Fifty years after its storied New York premiere, Stockhausen's response to the Happening gets a 21st-century staging. Culled from the worlds of contemporary art, performance, and music, a cast of "originals"-the word implying a simultaneous sense of authenticity and eccentricity-convenes to form a community of genuine individuals, whose self-created contributions are accompanied by some of the composer's most noted electroacoustic works, including Kontakte, performed by Iktus Percussion. Originale features Caden Manson and Jemma Nelson (directors), A.L. Steiner (filmmaker), Joe Drew (sound projectionist), and the inimitable Justin Vivian Bond. Curated by Nick Hallett as part of Darmstadt: Essential Repertoire; co-produced by The Kitchen and Goethe-Institut.

FILM / MUSIC
Sam Green
The Measure of All Things
With yMusic, November 21 at 7pm and 9pm
With Brendan Canty (Fugazi), T. Griffin, and Catherine McRae, November 22 at 7pm and 9pm
$25

The Measure of All Things is a new 'live documentary' by Academy Award-nominated filmmaker Sam Green. The piece, which premiered at the 2014 Sundance Film Festival, is a meditation on fate, time, and the outer contours of the human experience. Inspired very loosely by the Guinness Book of World Records, The Measure of All Things will weave together a series of portraits of record-holding people, places, and things including the tallest man (7 feet 9 inches), the oldest living thing (a 5,000 year old Bristlecone Pine in Southern California), the man struck by lightning the most times (seven!), the oldest living person (116), and the woman with the world's longest name, among others.
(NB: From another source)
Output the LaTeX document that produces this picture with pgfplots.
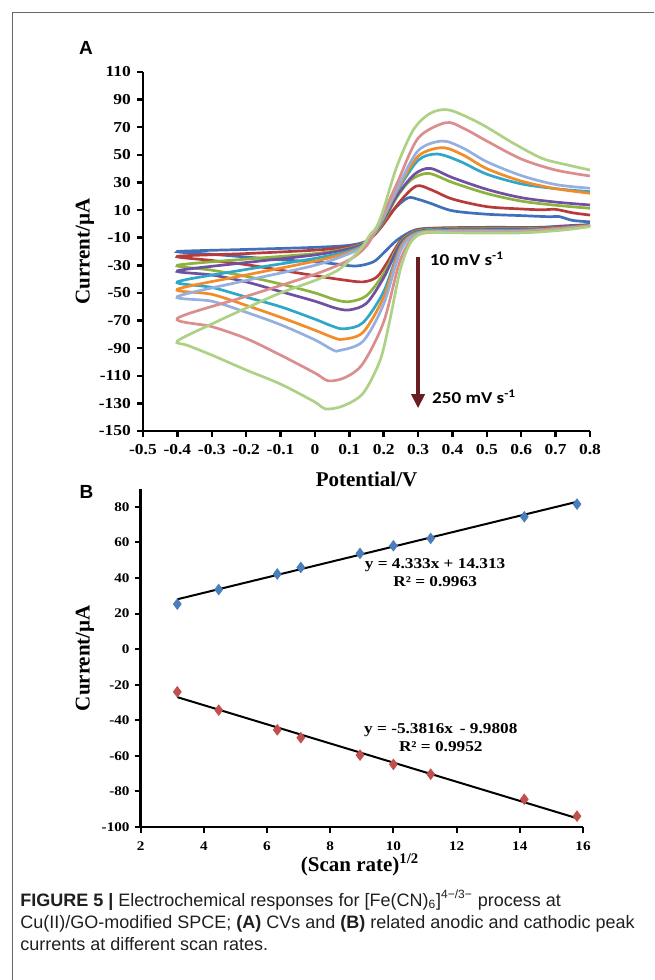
\documentclass[border=0pt]{standalone}
\usepackage{fontspec}
\setmainfont{Liberation Serif}
\newfontfamily\cf{Liberation Serif}[FakeStretch=1.15]
\newfontfamily\calfont{Carlito}[FakeStretch=1.15]
\newfontfamily\capfont{Liberation Sans}
\usepackage{pgfplots}
\pgfplotsset{compat=1.18}
\usetikzlibrary{arrows.meta}

\definecolor{cvA}{HTML}{4070B9}
\definecolor{cvB}{HTML}{B83B3B}
\definecolor{cvC}{HTML}{8DB33F}
\definecolor{cvD}{HTML}{7050A0}
\definecolor{cvE}{HTML}{2EA8C6}
\definecolor{cvF}{HTML}{F28C28}
\definecolor{cvG}{HTML}{95B0E0}
\definecolor{cvH}{HTML}{DB8E8E}
\definecolor{cvI}{HTML}{AED285}
\definecolor{arrowc}{HTML}{6B1E22}
\definecolor{anod}{HTML}{4A7EBB}
\definecolor{cath}{HTML}{C0504D}

\newcommand{\labfont}{\bfseries\fontsize{10.5}{11}\selectfont}

\pgfplotsset{
  panel/.style={
    scale only axis, clip=false,
    axis x line=bottom, axis y line=left,
    axis line style={-, line width=1.4pt, black},
    tick style={black, line width=1.2pt},
    tick align=outside, major tick length=3pt,
  },
}

\begin{document}
\begin{tikzpicture}
\useasboundingbox (0,0) rectangle (327pt,-490pt);
\draw[black!60, line width=0.5pt] (6pt,-490pt) -- (6pt,-6pt) -- (327pt,-6pt);

\node[font=\capfont\bfseries\fontsize{9.5}{10}\selectfont] at (43pt,-24pt) {A};
\node[font=\capfont\bfseries\fontsize{9.5}{10}\selectfont] at (43.3pt,-245.8pt) {B};

% ---------------- panel A: cyclic voltammograms
\begin{axis}[panel,
  at={(71.5pt,-215.5pt)}, anchor=south west,
  width=223.5pt, height=179.5pt,
  xmin=-0.5, xmax=0.8, ymin=-150, ymax=110,
  xtick={-0.5,-0.4,-0.3,-0.2,-0.1,0,0.1,0.2,0.3,0.4,0.5,0.6,0.7,0.8},
  xticklabels={-0.5,-0.4,-0.3,-0.2,-0.1,0,0.1,0.2,0.3,0.4,0.5,0.6,0.7,0.8},
  ytick={-150,-130,-110,-90,-70,-50,-30,-10,10,30,50,70,90,110},
  yticklabels={-150,-130,-110,-90,-70,-50,-30,-10,10,30,50,70,90,110},
  ticklabel style={font=\cf\bfseries\fontsize{7.6}{8}\selectfont},
  xticklabel style={yshift=0pt},
  yticklabel style={xshift=0.5pt},
  xlabel={Potential/V}, ylabel={Current/µA},
  every axis x label/.style={at={(axis description cs:0.5,-0.135)},anchor=center,font=\labfont},
  every axis y label/.style={at={(axis description cs:-0.13,0.5)},rotate=90,anchor=center,font=\labfont},
  every axis plot/.append style={line width=1.35pt, smooth, tension=0.5, mark=none},
]
% 10 mV/s
\addplot[cvA] coordinates {(0.8,1.5) (0.75,2.5) (0.71,5.3) (0.68,5.2) (0.6,6) (0.5,7) (0.4,9.5) (0.335,15) (0.3,17.8) (0.27,18.8) (0.228,10) (0.18,-6) (0.15,-12.5) (0.1,-15.5) (0,-17) (-0.2,-18.5) (-0.4,-20)
  (-0.3,-22) (-0.2,-24) (-0.1,-26) (0,-27.5) (0.06,-29) (0.12,-30.5) (0.17,-27.5) (0.2,-21) (0.24,-11.5) (0.29,-4.5) (0.35,-3) (0.5,-2.5) (0.65,-2.5) (0.72,-1.5) (0.8,-0.5)};
% 20 mV/s
\addplot[cvB] coordinates {(0.8,6.4) (0.75,8) (0.7,10.5) (0.66,10.2) (0.6,10.8) (0.5,12.5) (0.4,18) (0.34,24.5) (0.296,27.5) (0.25,17) (0.2,0) (0.18,-6) (0.15,-13) (0.1,-16.5) (0,-19) (-0.2,-21.5) (-0.4,-23.5)
  (-0.3,-26.5) (-0.2,-29.5) (-0.1,-33.5) (0,-37.5) (0.08,-40.5) (0.14,-42) (0.18,-38.5) (0.21,-28) (0.25,-12) (0.3,-4.5) (0.4,-3) (0.6,-3) (0.72,-2) (0.8,-0.8)};
% 40 mV/s
\addplot[cvC] coordinates {(0.8,11.3) (0.7,13.5) (0.6,16.5) (0.5,22) (0.4,30) (0.33,36.6) (0.28,32) (0.24,20) (0.2,2) (0.18,-5.5) (0.15,-13) (0.1,-17.5) (0,-21.5) (-0.2,-25.5) (-0.4,-30)
  (-0.3,-33.5) (-0.2,-38) (-0.1,-43.5) (0,-50) (0.06,-55) (0.1,-56.3) (0.15,-52) (0.2,-36) (0.25,-13) (0.3,-5) (0.4,-3.5) (0.6,-3.5) (0.72,-2.5) (0.8,-1)};
% 50 mV/s
\addplot[cvD] coordinates {(0.8,13.7) (0.7,15.8) (0.6,19) (0.5,25) (0.4,33.5) (0.335,40.2) (0.29,36) (0.24,21) (0.2,3) (0.18,-5) (0.15,-13.5) (0.1,-18) (0,-22.5) (-0.2,-28) (-0.4,-34)
  (-0.3,-37) (-0.2,-42) (-0.1,-49) (0,-56) (0.06,-61) (0.1,-62.3) (0.15,-57.5) (0.2,-39) (0.25,-14) (0.3,-5.5) (0.4,-4) (0.6,-4) (0.72,-2.5) (0.8,-1)};
% 80 mV/s
\addplot[cvE] coordinates {(0.8,23.3) (0.7,25.5) (0.6,29) (0.5,36) (0.42,45.5) (0.355,50.6) (0.3,46) (0.24,24) (0.2,4) (0.18,-4.5) (0.15,-14) (0.1,-19.5) (0,-25) (-0.2,-33) (-0.4,-42)
  (-0.3,-46) (-0.2,-53) (-0.1,-60) (0,-69) (0.05,-74) (0.085,-76) (0.14,-71.5) (0.2,-49) (0.25,-16) (0.3,-6) (0.4,-4.5) (0.6,-4.5) (0.72,-3) (0.8,-1.2)};
% 100 mV/s
\addplot[cvF] coordinates {(0.8,22.2) (0.7,25.5) (0.6,31) (0.5,40) (0.43,50) (0.37,55.2) (0.3,49) (0.24,25) (0.2,5) (0.18,-4) (0.15,-14.5) (0.1,-20.5) (0,-27) (-0.2,-37) (-0.4,-47.4)
  (-0.3,-51) (-0.2,-59) (-0.1,-67.6) (0,-77) (0.05,-82) (0.08,-83.6) (0.14,-78.5) (0.2,-53) (0.25,-17) (0.3,-6.5) (0.4,-5) (0.6,-5) (0.72,-3) (0.8,-1.2)};
% 125 mV/s
\addplot[cvG] coordinates {(0.8,25.8) (0.7,28.5) (0.6,35) (0.5,45) (0.43,55) (0.37,60) (0.3,53) (0.24,26) (0.2,6) (0.18,-3.5) (0.15,-15) (0.1,-21.5) (0,-30) (-0.2,-41) (-0.4,-52.7)
  (-0.3,-56) (-0.2,-64) (-0.1,-73) (0,-84) (0.05,-91) (0.07,-91.8) (0.14,-85) (0.2,-58) (0.25,-19) (0.3,-7) (0.4,-5.5) (0.6,-5.5) (0.72,-3.5) (0.8,-1.5)};
% 200 mV/s
\addplot[cvH] coordinates {(0.8,34.7) (0.7,39) (0.6,47) (0.5,60) (0.43,69.5) (0.38,73.3) (0.3,62) (0.24,30) (0.2,8) (0.18,-2.5) (0.15,-16) (0.1,-26) (0,-36.5) (-0.2,-52.5) (-0.4,-68.4)
  (-0.3,-74.4) (-0.2,-83) (-0.1,-95) (0,-108) (0.04,-113.7) (0.09,-111) (0.14,-101) (0.2,-71) (0.25,-25) (0.3,-8) (0.4,-6) (0.6,-6) (0.72,-4) (0.8,-1.5)};
% 250 mV/s
\addplot[cvI] coordinates {(0.8,39) (0.72,43.5) (0.66,47.5) (0.577,58.4) (0.48,72.8) (0.39,82.5) (0.335,80) (0.286,68) (0.238,41.4) (0.2,11) (0.18,-2) (0.16,-8) (0.13,-19) (0.07,-33) (0,-41) (-0.1,-50) (-0.2,-61) (-0.3,-72.5) (-0.4,-84.8)
  (-0.37,-88) (-0.3,-95) (-0.2,-105.8) (-0.1,-116) (0,-129) (0.03,-134) (0.08,-132) (0.14,-122.7) (0.19,-98.5) (0.218,-69.6) (0.248,-33.4) (0.277,-14) (0.315,-6.5) (0.4,-6.5) (0.6,-6.5) (0.72,-4.5) (0.8,-2)};

\draw[arrowc, line width=2pt, -{Triangle[width=6.5pt,length=7pt]}] (axis cs:0.30,-24.2) -- (axis cs:0.30,-133.5);
\node[anchor=base west, inner sep=0pt, font=\calfont\bfseries\fontsize{8.3}{9}\selectfont] at (axis cs:0.333,-29.8) {10 mV s\textsuperscript{-1}};
\node[anchor=base west, inner sep=0pt, font=\calfont\bfseries\fontsize{8.3}{9}\selectfont] at (axis cs:0.34,-129.9) {250 mV s\textsuperscript{-1}};
\end{axis}

% ---------------- panel B: peak current vs sqrt(scan rate)
\begin{axis}[panel,
  at={(70.3pt,-413.5pt)}, anchor=south west,
  width=221.2pt, height=169pt,
  xmin=2, xmax=16, ymin=-100, ymax=90,
  axis line style={-, line width=1.2pt, black},
  tick style={black, line width=1pt},
  xtick={2,4,6,8,10,12,14,16},
  xticklabels={2,4,6,8,10,12,14,16},
  ytick={-100,-80,-60,-40,-20,0,20,40,60,80},
  yticklabels={-100,-80,-60,-40,-20,0,20,40,60,80},
  ticklabel style={font=\cf\bfseries\fontsize{6.6}{7}\selectfont},
  xticklabel style={yshift=-1pt},
  yticklabel style={xshift=1pt},
  xlabel={(Scan rate)\textsuperscript{1/2}}, ylabel={Current/µA},
  every axis x label/.style={at={(axis description cs:0.496,-0.112)},anchor=center,font=\labfont},
  every axis y label/.style={at={(axis description cs:-0.126,0.5)},rotate=90,anchor=center,font=\labfont},
]
\addplot[black, line width=1pt, mark=none] coordinates {(3.162,28.01) (15.811,82.82)};
\addplot[black, line width=1pt, mark=none] coordinates {(3.162,-27.00) (15.811,-95.07)};
\addplot[only marks, mark=diamond*, mark size=2.6pt, mark options={fill=anod, draw=anod}] coordinates {
  (3.162,25.3) (4.472,33.5) (6.325,42.2) (7.071,45.9) (8.944,53.8) (10,58.1) (11.180,62.2) (14.142,74.4) (15.811,81.5)};
\addplot[only marks, mark=diamond*, mark size=2.6pt, mark options={fill=cath, draw=cath}] coordinates {
  (3.162,-24) (4.472,-34.3) (6.325,-45.4) (7.071,-49.8) (8.944,-59.6) (10,-64.8) (11.180,-70.3) (14.142,-84.4) (15.811,-93.9)};
\node[font=\cf\bfseries\fontsize{7.5}{8}\selectfont, align=center, inner sep=0pt] at (axis cs:11.32,43) {y = 4.333x + 14.313\\[1pt] R² = 0.9963};
\node[font=\cf\bfseries\fontsize{7.5}{8}\selectfont, align=center, inner sep=0pt] at (axis cs:11.5,-50) {y = -5.3816x\, - 9.9808\\[1pt] R² = 0.9952};
\end{axis}

% ---------------- caption
\begin{scope}[every node/.style={anchor=base west, inner sep=0pt, text=black!88, font=\capfont\fontsize{9}{10}\selectfont}]
\node at (10pt,-453.3pt) {\textbf{FIGURE 5 |} Electrochemical responses for [Fe(CN)\textsubscript{6}]\textsuperscript{4−/3−} process at};
\node at (10pt,-464.4pt) {Cu(II)/GO-modified SPCE; \textbf{(A)} CVs and \textbf{(B)} related anodic and cathodic peak};
\node at (10pt,-475.2pt) {currents at different scan rates.};
\end{scope}
\end{tikzpicture}
\end{document}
Drawing inspiration equally from old travelogues, the Benshi tradition, and TED talks, The Measure of All Things will be screened with in-person narration by Green with a live soundtrack by yMusic on November 21 and by Brendan Canty (Fugazi), T. Griffin and Catherine McRae on November 22.

The Measure of All Things received support from Rooftop Films, DCTV, and the National Endowment for the Arts.

MUSIC
Dither
John Zorn's Game Pieces
December 13 at 8pm; $15

The electric guitar quartet Dither presents a raucous evening of John Zorn's game pieces in conjunction with their forthcoming release on Tzadik. Dither is among a new generation of musicians that Zorn has charged with performing and developing these notorious compositions, which run the gamut of sonic worlds and interactive techniques. Each game piece incorporates a set of rules and tactics in order to create a unique improvisational playing field: Ivesian layering of styles in Fencing, twisting impressionistic textures in Curling, fast-paced exchange of musical ideas in Lacrosse, and a musical language reduced to five sounds in Hockey. 2014 marks the 30th anniversary of Zorn's influential game piece Cobra and these earlier pieces dating from the late '70s provide an exciting window into the development of this seminal work.